### DATA SUPPLIED
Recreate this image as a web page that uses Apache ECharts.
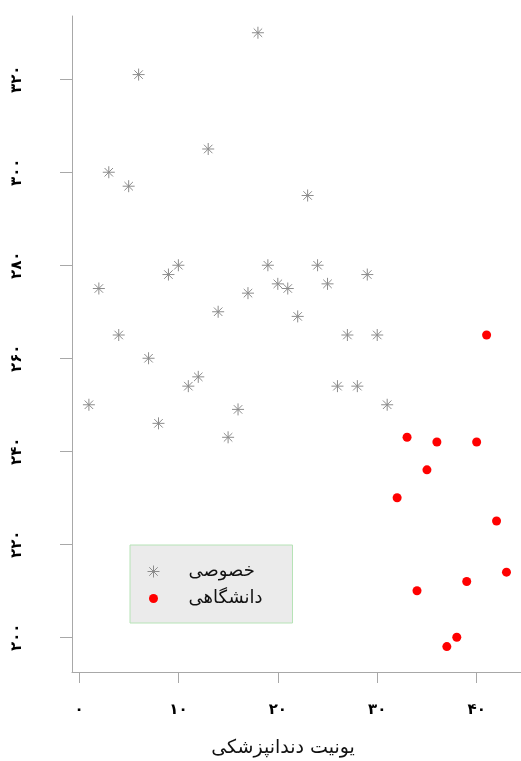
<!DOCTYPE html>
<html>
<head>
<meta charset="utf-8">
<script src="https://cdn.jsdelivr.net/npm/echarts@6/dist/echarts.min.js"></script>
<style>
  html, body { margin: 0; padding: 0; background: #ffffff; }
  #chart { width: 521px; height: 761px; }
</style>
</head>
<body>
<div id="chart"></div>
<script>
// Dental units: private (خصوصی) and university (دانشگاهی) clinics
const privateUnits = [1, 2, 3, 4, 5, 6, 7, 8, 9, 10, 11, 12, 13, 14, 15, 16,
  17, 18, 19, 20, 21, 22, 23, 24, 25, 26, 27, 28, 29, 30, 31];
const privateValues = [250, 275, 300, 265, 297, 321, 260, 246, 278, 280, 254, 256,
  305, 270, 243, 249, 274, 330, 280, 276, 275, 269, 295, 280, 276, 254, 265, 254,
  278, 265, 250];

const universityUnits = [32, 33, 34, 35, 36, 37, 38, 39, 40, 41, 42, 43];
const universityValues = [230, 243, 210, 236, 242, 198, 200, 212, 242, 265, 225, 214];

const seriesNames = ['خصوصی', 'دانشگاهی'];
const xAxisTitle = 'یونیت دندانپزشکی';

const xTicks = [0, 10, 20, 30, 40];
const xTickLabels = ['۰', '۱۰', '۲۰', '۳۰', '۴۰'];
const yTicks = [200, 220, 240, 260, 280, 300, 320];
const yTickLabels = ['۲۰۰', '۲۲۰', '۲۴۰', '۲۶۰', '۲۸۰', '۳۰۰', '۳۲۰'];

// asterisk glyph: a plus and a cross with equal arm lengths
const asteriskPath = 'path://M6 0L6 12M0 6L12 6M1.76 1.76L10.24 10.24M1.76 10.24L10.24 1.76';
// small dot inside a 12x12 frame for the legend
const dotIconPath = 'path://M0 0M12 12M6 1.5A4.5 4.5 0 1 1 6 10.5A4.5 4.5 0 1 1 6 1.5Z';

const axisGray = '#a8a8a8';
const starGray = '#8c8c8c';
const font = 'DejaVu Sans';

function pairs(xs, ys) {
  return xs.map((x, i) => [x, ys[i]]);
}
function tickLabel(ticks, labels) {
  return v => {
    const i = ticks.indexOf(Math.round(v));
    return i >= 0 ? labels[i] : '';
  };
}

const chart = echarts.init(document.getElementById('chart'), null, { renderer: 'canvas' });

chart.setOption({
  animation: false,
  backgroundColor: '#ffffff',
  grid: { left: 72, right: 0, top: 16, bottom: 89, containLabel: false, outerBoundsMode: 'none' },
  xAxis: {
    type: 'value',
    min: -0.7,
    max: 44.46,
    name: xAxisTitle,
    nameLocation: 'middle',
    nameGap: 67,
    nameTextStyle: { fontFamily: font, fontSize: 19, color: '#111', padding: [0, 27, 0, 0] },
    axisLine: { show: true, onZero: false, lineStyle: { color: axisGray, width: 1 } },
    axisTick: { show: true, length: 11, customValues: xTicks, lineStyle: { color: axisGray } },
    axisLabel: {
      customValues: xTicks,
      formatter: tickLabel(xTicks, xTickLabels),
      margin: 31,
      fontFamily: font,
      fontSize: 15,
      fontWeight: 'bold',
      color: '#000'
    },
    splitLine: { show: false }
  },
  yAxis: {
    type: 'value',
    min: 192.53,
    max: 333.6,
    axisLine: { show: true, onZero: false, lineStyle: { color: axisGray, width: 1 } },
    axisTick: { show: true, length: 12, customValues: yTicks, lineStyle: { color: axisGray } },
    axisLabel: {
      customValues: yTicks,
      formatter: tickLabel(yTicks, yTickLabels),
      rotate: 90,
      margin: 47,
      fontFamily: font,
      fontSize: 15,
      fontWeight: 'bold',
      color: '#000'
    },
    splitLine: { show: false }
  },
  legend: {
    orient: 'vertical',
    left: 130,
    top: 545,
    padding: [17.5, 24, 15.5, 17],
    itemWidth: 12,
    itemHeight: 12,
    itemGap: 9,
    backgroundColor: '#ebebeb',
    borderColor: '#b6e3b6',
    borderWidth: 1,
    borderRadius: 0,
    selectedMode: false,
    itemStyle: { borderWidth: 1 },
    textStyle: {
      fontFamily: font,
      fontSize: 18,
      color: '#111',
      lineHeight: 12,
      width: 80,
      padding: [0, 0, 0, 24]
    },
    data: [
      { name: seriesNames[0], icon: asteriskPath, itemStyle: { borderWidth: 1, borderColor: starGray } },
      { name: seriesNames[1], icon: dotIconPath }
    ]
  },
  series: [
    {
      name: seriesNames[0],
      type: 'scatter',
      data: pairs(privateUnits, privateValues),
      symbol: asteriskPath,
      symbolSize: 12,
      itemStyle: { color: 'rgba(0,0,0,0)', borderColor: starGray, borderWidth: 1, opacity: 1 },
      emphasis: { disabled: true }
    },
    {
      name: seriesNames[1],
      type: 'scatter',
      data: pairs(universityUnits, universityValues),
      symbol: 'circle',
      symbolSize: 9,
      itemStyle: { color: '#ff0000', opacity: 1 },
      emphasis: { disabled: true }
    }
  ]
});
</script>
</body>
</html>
* * *
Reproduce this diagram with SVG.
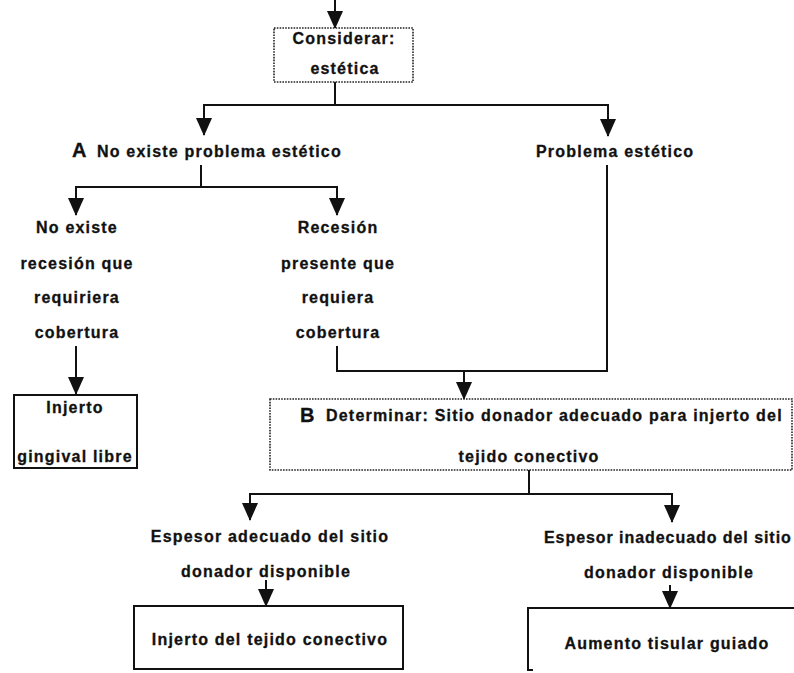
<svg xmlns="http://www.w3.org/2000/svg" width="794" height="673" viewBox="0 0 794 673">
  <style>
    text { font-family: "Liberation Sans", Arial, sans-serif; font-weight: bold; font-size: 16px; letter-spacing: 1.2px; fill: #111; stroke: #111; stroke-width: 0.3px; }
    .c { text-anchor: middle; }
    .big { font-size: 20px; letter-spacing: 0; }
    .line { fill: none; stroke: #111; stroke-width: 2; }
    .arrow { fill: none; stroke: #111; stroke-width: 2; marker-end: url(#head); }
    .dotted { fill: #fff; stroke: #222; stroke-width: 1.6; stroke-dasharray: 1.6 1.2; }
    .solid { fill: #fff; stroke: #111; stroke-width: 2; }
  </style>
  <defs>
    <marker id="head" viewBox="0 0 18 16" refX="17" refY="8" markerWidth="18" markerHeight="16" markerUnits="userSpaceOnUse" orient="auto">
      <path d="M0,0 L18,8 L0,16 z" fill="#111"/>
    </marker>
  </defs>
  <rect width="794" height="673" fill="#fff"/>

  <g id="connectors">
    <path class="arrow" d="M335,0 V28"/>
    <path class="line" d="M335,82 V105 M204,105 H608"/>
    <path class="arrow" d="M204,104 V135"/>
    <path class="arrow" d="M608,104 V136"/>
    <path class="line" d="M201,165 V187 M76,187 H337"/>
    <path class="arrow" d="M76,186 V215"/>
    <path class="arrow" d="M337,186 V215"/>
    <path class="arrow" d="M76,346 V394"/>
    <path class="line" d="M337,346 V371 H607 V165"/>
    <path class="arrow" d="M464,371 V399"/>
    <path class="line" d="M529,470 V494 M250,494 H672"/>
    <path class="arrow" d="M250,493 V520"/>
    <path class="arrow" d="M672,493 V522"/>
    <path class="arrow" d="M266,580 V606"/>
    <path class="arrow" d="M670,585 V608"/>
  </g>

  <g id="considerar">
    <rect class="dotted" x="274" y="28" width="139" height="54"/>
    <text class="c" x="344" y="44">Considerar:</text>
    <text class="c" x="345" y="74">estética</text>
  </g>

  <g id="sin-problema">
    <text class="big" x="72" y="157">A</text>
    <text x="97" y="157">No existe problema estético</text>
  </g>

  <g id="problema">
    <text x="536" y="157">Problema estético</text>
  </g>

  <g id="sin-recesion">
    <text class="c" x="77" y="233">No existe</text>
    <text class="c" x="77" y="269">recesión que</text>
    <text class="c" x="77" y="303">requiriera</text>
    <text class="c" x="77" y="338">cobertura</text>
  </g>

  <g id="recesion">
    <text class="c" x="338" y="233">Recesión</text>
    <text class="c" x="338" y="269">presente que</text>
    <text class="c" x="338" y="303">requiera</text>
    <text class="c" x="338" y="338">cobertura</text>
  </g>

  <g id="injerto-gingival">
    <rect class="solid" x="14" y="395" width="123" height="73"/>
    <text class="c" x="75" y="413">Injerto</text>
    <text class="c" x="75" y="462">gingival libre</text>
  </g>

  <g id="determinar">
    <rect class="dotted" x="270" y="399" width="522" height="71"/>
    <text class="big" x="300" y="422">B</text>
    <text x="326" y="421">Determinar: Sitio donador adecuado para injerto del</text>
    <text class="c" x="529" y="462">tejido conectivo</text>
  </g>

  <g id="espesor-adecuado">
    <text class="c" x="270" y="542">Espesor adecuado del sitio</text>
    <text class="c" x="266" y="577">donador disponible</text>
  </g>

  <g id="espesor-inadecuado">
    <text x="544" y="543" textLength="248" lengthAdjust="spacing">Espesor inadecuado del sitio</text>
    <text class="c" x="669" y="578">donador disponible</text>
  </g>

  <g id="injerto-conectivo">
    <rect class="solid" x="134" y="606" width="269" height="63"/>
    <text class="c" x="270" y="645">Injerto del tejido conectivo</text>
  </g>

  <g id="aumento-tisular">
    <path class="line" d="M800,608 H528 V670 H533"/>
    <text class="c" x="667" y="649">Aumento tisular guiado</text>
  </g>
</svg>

### TASK TO CARRY OUT
Identify each line holding the string "with", and copy it out.

### EXERCISE RESULT
// asterisk glyph: a plus and a cross with equal arm lengths
Reproduce this diagram with SVG.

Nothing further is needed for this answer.